Contrary to appearances, Henry VIII's was a thin hide. Far worse than the silent footage of a CCTV camera was to find that an ale-house table was in effect wired for sound. This surveillance increased after the Reformation, when the 1534 Treason Act led Thomas Cromwell to emphasise that "cankered malice" should be "tried and... perused with great dexterity".

Consider Elizabeth Wood of Aylsham in Norfolk. Some time after the 1536 Pilgrimage of Grace, she was outside a tailor's shop and lamented that "these Walsingham men were discovered, for we shall never have good world till we fall together by the ears", and "we had never good world since this king reigned." As a call to arms, this is hardly flashing steel, but it so troubled a listener that he asked a neighbour what to do. After he took it to the constables, they brought in the magistrates who despatched her to prison, whence she went before the Privy Council, Cromwell, the King's Bench - and to the scaffold.

Between 1534 and 1540 there were a hundred such executions after 150 trials springing from 500 cases.
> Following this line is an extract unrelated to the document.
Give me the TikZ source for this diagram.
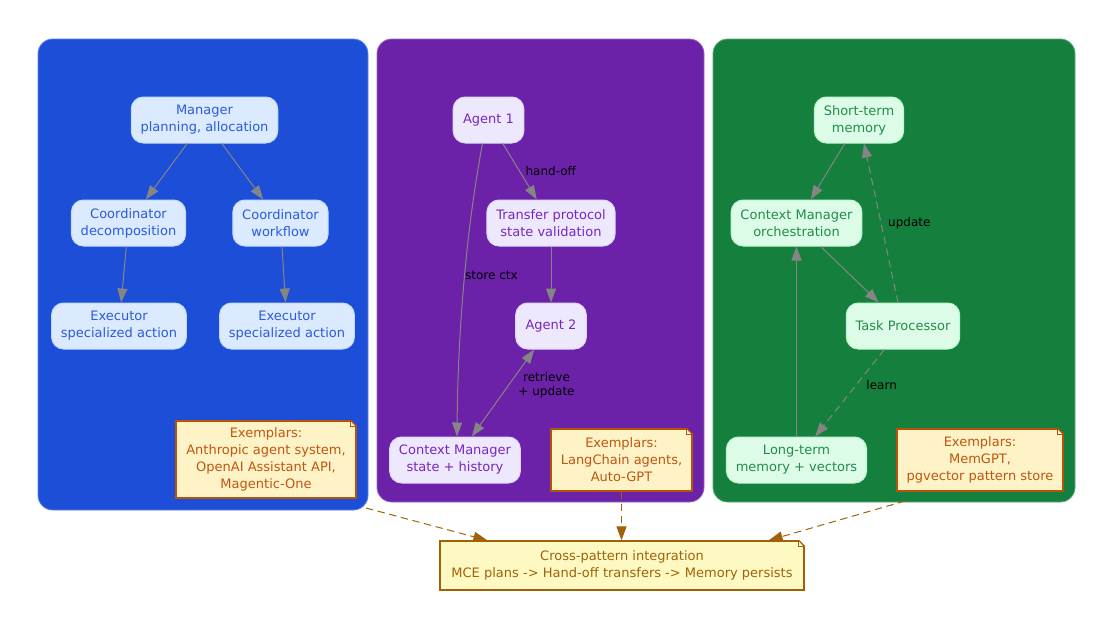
\documentclass[tikz,border=0pt]{standalone}
\usepackage{fontspec}
\setmainfont{DejaVu Sans}
\usetikzlibrary{arrows.meta,shapes,positioning,calc}

\definecolor{blueband}{HTML}{1D4ED8}
\definecolor{bluefill}{HTML}{DBEAFE}
\definecolor{blueedge}{HTML}{BFDBFE}
\definecolor{bluetext}{HTML}{2B5BDC}
\definecolor{purpleband}{HTML}{6B21A8}
\definecolor{purplefill}{HTML}{EEE8FD}
\definecolor{purpleedge}{HTML}{DDD6FE}
\definecolor{purpletext}{HTML}{7727C0}
\definecolor{greenband}{HTML}{15803D}
\definecolor{greenfill}{HTML}{DCFCE7}
\definecolor{greenedge}{HTML}{BBF7D0}
\definecolor{greentext}{HTML}{238C4C}
\definecolor{notefill}{HTML}{FEF3C7}
\definecolor{noteedge}{HTML}{B45309}
\definecolor{notetext}{HTML}{C0560F}
\definecolor{crossfill}{HTML}{FEF9C3}
\definecolor{crossedge}{HTML}{A16207}
\definecolor{edgegray}{HTML}{858585}

\tikzset{
  band/.style={rounded corners=11pt, line width=0.6pt},
  box/.style={rounded corners=9pt, line width=0.75pt, align=center,
    inner xsep=7pt, minimum height=34.5pt, minimum width=53pt,
    font=\fontsize{9.75}{12.75}\selectfont},
  mcebox/.style={box, fill=bluefill, draw=blueedge, text=bluetext},
  hobox/.style={box, fill=purplefill, draw=purpleedge, text=purpletext},
  membox/.style={box, fill=greenfill, draw=greenedge, text=greentext},
  notebox/.style={fill=notefill, draw=noteedge, text=notetext, line width=0.9pt,
    align=center, inner sep=0pt, font=\fontsize{9.75}{12.75}\selectfont},
  flow/.style={-{Triangle[length=10.5pt, width=7.5pt]}, draw=edgegray, line width=0.75pt},
  lbl/.style={font=\fontsize{9}{10.5}\selectfont, inner sep=0pt, text=black, align=center},
  dashline/.style={dash pattern=on 5.5pt off 3.5pt},
  joinline/.style={-{Triangle[length=10.5pt, width=7.5pt]}, draw=crossedge,
    line width=0.75pt, dashline}
}

% folded corner of a note: node, background, line colour
\newcommand{\foldnote}[3]{%
  \fill[#2] ($(#1.north east)+(-6.5,-1)$) -- ($(#1.north east)+(1,-1)$) -- ($(#1.north east)+(1,6.5)$) -- cycle;
  \draw[#3, line width=0.9pt] ($(#1.north east)+(-6,0)$) -- ($(#1.north east)+(0,6)$);
  \draw[#3, line width=0.75pt] ($(#1.north east)+(-6,0)$) -- ($(#1.north east)+(-6,6)$) -- ($(#1.north east)+(0,6)$);
}

\begin{document}
\begin{tikzpicture}[x=0.75pt, y=-0.75pt]
    \useasboundingbox (0,0) rectangle (1114,619);

    % Pattern panels
    \draw[band, fill=blueband, draw=blueband!70!white] (38,39) rectangle (368,510);
    \draw[band, fill=purpleband, draw=purpleband!70!white] (377,39) rectangle (704,502);
    \draw[band, fill=greenband, draw=greenband!70!white] (713,39) rectangle (1075,502);

    % Hierarchical panel
    \node[mcebox] (mgr) at (204.5,120) {Manager\\planning, allocation};
    \node[mcebox] (cdec) at (128.5,223) {Coordinator\\decomposition};
    \node[mcebox] (cwf) at (280.5,223) {Coordinator\\workflow};
    \node[mcebox] (exl) at (119,326) {Executor\\specialized action};
    \node[mcebox] (exr) at (287,326) {Executor\\specialized action};
    \node[notebox, minimum width=135pt, minimum height=57.75pt] (mcenote) at (266,459.5)
        {Exemplars:\\Anthropic agent system,\\OpenAI Assistant API,\\Magentic-One};
    \foldnote{mcenote}{blueband}{noteedge}

    \draw[flow] (mgr) -- (cdec);
    \draw[flow] (mgr) -- (cwf);
    \draw[flow] (cdec) -- (exl);
    \draw[flow] (cwf) -- (exr);

    % Hand-off panel
    \node[hobox] (ag1) at (488.5,120) {Agent 1};
    \node[hobox] (xfer) at (551,223) {Transfer protocol\\state validation};
    \node[hobox] (ag2) at (551,326) {Agent 2};
    \node[hobox] (hoctx) at (455,460) {Context Manager\\state + history};
    \node[notebox, minimum width=105.75pt, minimum height=46.5pt] (honote) at (621.5,460)
        {Exemplars:\\LangChain agents,\\Auto-GPT};
    \foldnote{honote}{purpleband}{noteedge}

    \draw[flow] (ag1) -- node[lbl, pos=0.5, right=4pt] {hand-off} (xfer);
    \draw[flow] (xfer) -- (ag2);
    \draw[flow] ($(ag1.south)+(-6,0)$) .. controls (468,220) and (458,320) .. ($(hoctx.north)+(2,0)$)
        node[lbl, pos=0.5, anchor=west] {store ctx};
    \draw[flow, {Triangle[length=10.5pt, width=7.5pt]}-{Triangle[length=10.5pt, width=7.5pt]}] (ag2) --
        node[lbl, pos=0.41, right=7pt] {retrieve\\+ update} (hoctx);

    % Memory panel
    \node[membox] (stm) at (859,120) {Short-term\\memory};
    \node[membox] (memctx) at (796.5,223) {Context Manager\\orchestration};
    \node[membox] (task) at (903,326) {Task Processor};
    \node[membox] (ltm) at (796.5,460) {Long-term\\memory + vectors};
    \node[notebox, minimum width=124.5pt, minimum height=46.5pt] (memnote) at (980,460)
        {Exemplars:\\MemGPT,\\pgvector pattern store};
    \foldnote{memnote}{greenband}{noteedge}

    \draw[flow] (stm) -- (memctx);
    \draw[flow] (memctx) -- (task);
    \draw[flow, dashline] (task) -- node[lbl, pos=0.5, right=5pt] {update} (stm);
    \draw[flow, dashline] (task) -- node[lbl, pos=0.41, right=7.5pt] {learn} (ltm);
    \draw[flow] (ltm) -- (memctx);

    % Integration note
    \node[notebox, fill=crossfill, draw=crossedge, text=crossedge, minimum width=273pt,
        minimum height=36.75pt] (cross) at (622,565.5)
        {Cross-pattern integration\\MCE plans -> Hand-off transfers -> Memory persists};
    \foldnote{cross}{white}{crossedge}

    \coordinate (mceout) at (366,508);
    \coordinate (memout) at (905,501);
    \draw[joinline] (mceout) -- ($(cross.north west)+(48,0)$);
    \draw[joinline] (honote.south) -- (honote.south |- cross.north);
    \draw[joinline] (memout) -- ($(cross.north east)+(-36,0)$);
\end{tikzpicture}
\end{document}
Professor Cressy's wide-ranging, archive-driven forages reveal a monarchy as ill at ease with itself as those before it.

Even in civic disputes, subjects had brought cases against one another for such oral denigration as "witwally". In years to come, an unknown Elizabethan councillor would memorably declare of such phrases that, when encased in a pamphlet, they are widely regarded as "the flying sparks of truth, forcibly kept down and choked by those which are possessed of the state".

Rough verse made it as easy to pass such apparent truth from mouth to mouth - which risked having a tongue bloodily shortened. So found one Hugh Broughton. Meeting another Englishman between Frankfurt and Strasbourg, he duly regaled him with the tale that, years before, Elizabeth had been got with child, after which she repaired to Hampstead. A midwife was engaged to ensure she survived the parturition, when the hapless infant was hurled onto the coals.

Here is history as limitless vignette. In 1618, a splendidly named tailor, Passwater Sexbie, hurled a hat through the king's coach window in Holborn; for which, along with a three-month jail sentence, he was twice whipped.

As late as 1800, the double whammy of apparent lunacy and certain Welsh speaking did not save John Griffith from two months' jail after wishing that Napoleon were in charge here because, as for George III, "I could make a better out of a block of oilwood, it being first painted and gilt, and then sent to parliament for their acceptance".

If a parade of guttural aspersion can weary at times, Cressy always keeps matters moving, In particular, he remedies the Dictionary of National Biography's overlooking of Somerset resident Hugh Pyne, whose apparent treason in Charles I's reign led to his representing Weymouth in Parliament. Such paradox continues to abound. Wearing a "Bliar" T-shirt can bring a police record in an England still sought by many as refuge from that swathe of the globe where a similar garment could become a noose.